Special prosecutors with the North Carolina Attorney General's Office later concluded the three players were "innocent" victims of a rogue prosecutor's "tragic rush to accuse."

Bar prosecutor Douglas Brocker told the disciplinary committee that as Nifong investigated the allegations a stripper was raped and beaten at a March 2006 party thrown by Duke's lacrosse team, he charged "forward toward condemnation and injustice," weaving a "web of deception that has continued up through this hearing."

"Mr. Nifong did not act as a minister of justice, but as a minister of injustice," Brocker said.

A tearful Nifong pledged Friday to resign as district attorney -- no matter the outcome of the ethics trial. If convicted, the committee could suspend Nifong's law license or take it away entirely.

Even if disbarred, Nifong's troubles aren't over -- the players' attorneys have pledged to seek criminal contempt charges next week in Durham from a judge who has already taken care to remind Nifong he has the authority to impose punishment.

"It has become increasingly apparent, during the course of this week, in some ways that it might not have been before, that my presence as the district attorney in Durham is not furthering the cause of justice," Nifong said, adding later: "My community has suffered enough."

But even after saying he would resign, Nifong was incapable of agreeing that no crime was committed. Asked late Friday if he still believed the accuser was attacked, Nifong paused for several seconds before answering that while he could not say it was a sexual assault, "something happened to make everybody leave that scene very quickly."

That enraged the players' defense attorneys, who immediately rejected Nifong's attempt to take responsibility by leaving office.

"(The accuser) and Mike Nifong are the only two people in the country who believe something happened in that bathroom," said Seligmann's attorney, Jim Cooney. "She is mentally unbalanced, and he -- as was pointed out today -- operated in a world in which he never considers ethics or his duties."

Nifong acknowledged Friday he was likely to be punished by the disciplinary committee for maybe getting "carried away a little bit" when talking about the case. He said he regretted some of his statements, including a confident proclamation that he wouldn't allow Durham to become known for "a bunch of lacrosse players from Duke raping a black girl."

Brocker pounded on such statements on Saturday, saying Nifong "repeatedly trampled" on the constitutional rights of the lacrosse team. There is simply no way, Brocker said, that Nifong couldn't have known he was making improper comments to reporters.

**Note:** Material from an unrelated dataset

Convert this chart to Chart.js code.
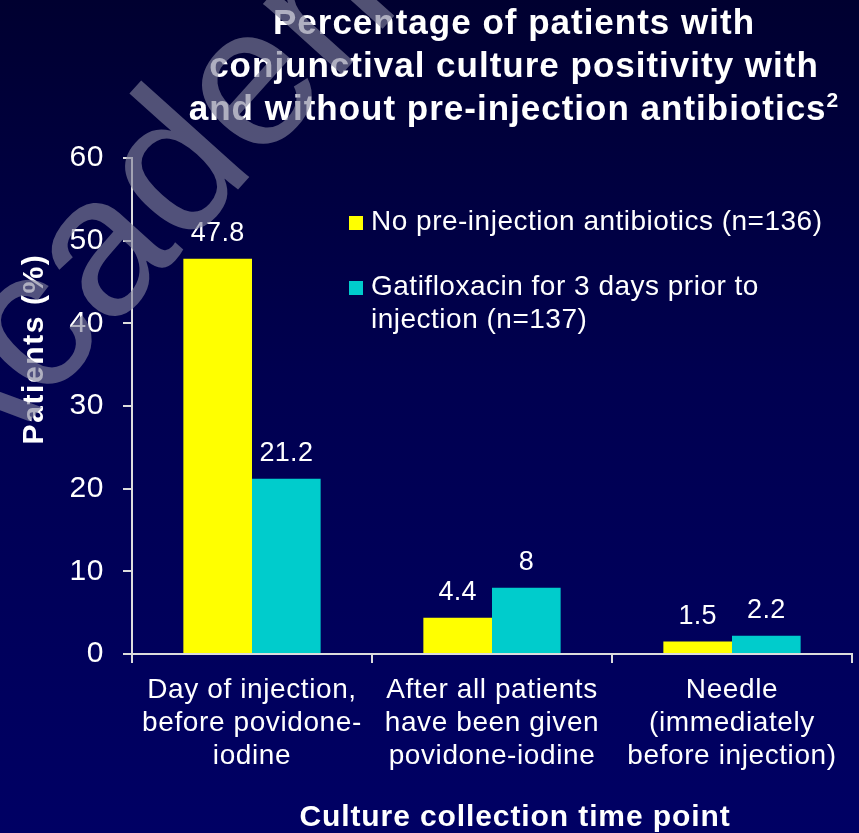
<!DOCTYPE html>
<html>
<head>
<meta charset="utf-8">
<script src="https://cdn.jsdelivr.net/npm/chart.js@4.4.0/dist/chart.umd.min.js"></script>
<style>
html,body{margin:0;padding:0;background:#000040;overflow:hidden;}
#wrap{width:859px;height:833px;background:linear-gradient(to bottom,#000030 0%,#000050 45%,#000064 100%);}
canvas{display:block;}
</style>
</head>
<body>
<div id="wrap"><canvas id="chart" width="859" height="833"></canvas></div>
<script>
// ---- data ----
const titleLines = ['Percentage of patients with', 'conjunctival culture positivity with', 'and without pre-injection antibiotics'];
const titleSup = '2';
const categories = [
  ['Day of injection,', 'before povidone-', 'iodine'],
  ['After all patients', 'have been given', 'povidone-iodine'],
  ['Needle', '(immediately', 'before injection)']
];
const seriesNames = ['No pre-injection antibiotics (n=136)', 'Gatifloxacin for 3 days prior to injection (n=137)'];
const noAntibiotics = [47.8, 4.4, 1.5];
const gatifloxacin = [21.2, 8, 2.2];
const yTicks = [0, 10, 20, 30, 40, 50, 60];
const yTitle = 'Patients (%)';
const xTitle = 'Culture collection time point';
const watermark = 'Academy';

// ---- styles ----
const FONT = '"Liberation Sans", Arial, Helvetica, sans-serif';
const colors = ['#ffff00', '#00cccc'];
const axisColor = '#dcdcdc';

const spacingPlugin = {
  id: 'spacing',
  beforeDraw(chart) { chart.ctx.letterSpacing = '0.6px'; }
};

const valueLabels = {
  id: 'valueLabels',
  afterDatasetsDraw(chart) {
    const ctx = chart.ctx;
    ctx.save();
    ctx.letterSpacing = '0.3px';
    ctx.font = '27px ' + FONT;
    ctx.fillStyle = '#ffffff';
    ctx.textAlign = 'center';
    ctx.textBaseline = 'alphabetic';
    chart.data.datasets.forEach((ds, di) => {
      chart.getDatasetMeta(di).data.forEach((bar, i) => {
        ctx.fillText(String(ds.data[i]), bar.x, bar.y - 18);
      });
    });
    ctx.restore();
  }
};

function wrapText(ctx, text, maxW) {
  const words = text.split(' ');
  const lines = [];
  let cur = '';
  words.forEach(w => {
    const test = cur ? cur + ' ' + w : w;
    if (ctx.measureText(test).width > maxW && cur) { lines.push(cur); cur = w; }
    else cur = test;
  });
  if (cur) lines.push(cur);
  return lines;
}

const customLegend = {
  id: 'customLegend',
  afterDraw(chart) {
    const ctx = chart.ctx;
    ctx.save();
    ctx.letterSpacing = '0.5px';
    ctx.font = '28px ' + FONT;
    ctx.textAlign = 'left';
    ctx.textBaseline = 'alphabetic';
    let baseline = 230;
    chart.data.datasets.forEach((ds, i) => {
      ctx.fillStyle = ds.backgroundColor;
      ctx.fillRect(349, baseline - 14, 14, 14);
      ctx.fillStyle = '#ffffff';
      const lines = wrapText(ctx, ds.label, 470);
      lines.forEach((ln, j) => ctx.fillText(ln, 371, baseline + j * 33));
      baseline += (lines.length - 1) * 33 + 65;
    });
    ctx.restore();
  }
};

const titlesPlugin = {
  id: 'titles',
  afterDraw(chart) {
    const ctx = chart.ctx;
    ctx.save();
    ctx.fillStyle = '#ffffff';
    ctx.textAlign = 'left';
    ctx.textBaseline = 'alphabetic';
    // main title
    const cx = 514;
    titleLines.forEach((t, i) => {
      ctx.letterSpacing = '1px';
      ctx.font = 'bold 35px ' + FONT;
      const w = ctx.measureText(t).width;
      let sw = 0;
      const last = i === titleLines.length - 1;
      if (last) { ctx.font = 'bold 21px ' + FONT; sw = ctx.measureText(titleSup).width; ctx.font = 'bold 35px ' + FONT; }
      const x0 = cx - (w + sw) / 2;
      const by = 34 + i * 43;
      ctx.fillText(t, x0, by);
      if (last) { ctx.font = 'bold 21px ' + FONT; ctx.fillText(titleSup, x0 + w, by - 13); }
    });
    // x axis title
    ctx.letterSpacing = '0.9px';
    ctx.font = 'bold 30px ' + FONT;
    ctx.textAlign = 'center';
    ctx.fillText(xTitle, 515, 826);
    // y axis title
    ctx.letterSpacing = '1.6px';
    ctx.translate(35, 349);
    ctx.rotate(-Math.PI / 2);
    ctx.textBaseline = 'middle';
    ctx.fillText(yTitle, 0, 0);
    ctx.restore();
  }
};

const watermarkPlugin = {
  id: 'watermark',
  afterDraw(chart) {
    const ctx = chart.ctx;
    ctx.save();
    ctx.letterSpacing = '0px';
    ctx.translate(-47, 506);
    ctx.rotate(-48 * Math.PI / 180);
    ctx.font = '200px ' + FONT;
    ctx.fillStyle = 'rgba(128,128,155,0.63)';
    ctx.textAlign = 'left';
    ctx.textBaseline = 'alphabetic';
    ctx.fillText(watermark, 0, 0);
    ctx.restore();
  }
};

new Chart(document.getElementById('chart'), {
  type: 'bar',
  data: {
    labels: categories,
    datasets: [
      { label: seriesNames[0], data: noAntibiotics, backgroundColor: colors[0], borderWidth: 0 },
      { label: seriesNames[1], data: gatifloxacin, backgroundColor: colors[1], borderWidth: 0 }
    ]
  },
  options: {
    responsive: false,
    animation: false,
    devicePixelRatio: 1,
    layout: { padding: { top: 158, right: 7, bottom: 0, left: 0 } },
    datasets: { bar: { barPercentage: 1, categoryPercentage: 0.572 } },
    plugins: { legend: { display: false }, title: { display: false }, tooltip: { enabled: false } },
    scales: {
      x: {
        grid: { offset: true, drawOnChartArea: false, color: axisColor, tickLength: 9, lineWidth: 2 },
        border: { color: axisColor, width: 2 },
        ticks: { color: '#ffffff', font: { family: FONT, size: 28, lineHeight: 1.18 }, padding: 11, maxRotation: 0, autoSkip: false },
        afterFit(s) { s.height = 179; }
      },
      y: {
        min: 0, max: 60,
        afterBuildTicks(s) { s.ticks = yTicks.map(v => ({ value: v })); },
        grid: { drawOnChartArea: false, color: axisColor, tickLength: 9, lineWidth: 2 },
        border: { color: axisColor, width: 2 },
        ticks: { color: '#ffffff', font: { family: FONT, size: 30 }, padding: 19 },
        afterFit(s) { s.width = 132; }
      }
    }
  },
  plugins: [spacingPlugin, valueLabels, customLegend, titlesPlugin, watermarkPlugin]
});
</script>
</body>
</html>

"They (were) clearly going to cause public condemnation of anybody who was charged," Brocker said.

Brocker also focused on when Nifong learned about the full extent of the DNA test results and when he shared that information with the defense.

Nifong gave defense attorneys an initial report on the DNA testing in May 2006 that said private lab DNA Security Inc. had been unable to find a conclusive match between the accuser and any lacrosse players.

But lab director Brian Meehan testified this week that he told Nifong as early as April 10, 2006 -- a week before Seligmann and Finnerty were indicted -- about the more detailed test results.

"The positive results were the truth," Brocker said. "They just weren't the whole truth."

Nifong testified when he gave the defense the initial report, he "believed at the time that I had given them everything." In court documents and hearings in May, June and September, he told two different judges that he had no more evidence that could be considered helpful to the defense. He said he didn't realize until months later that the additional DNA information was missing.

"My first reaction was a variation of 'oh crap,'" Nifong said. "'I didn't give them this?'"

It was an argument that appeared to carry little weight with the committee.

"He knew. He admits he knew," Williamson said during Witt's closing. "How could he not know if he had read it? How could he not know?"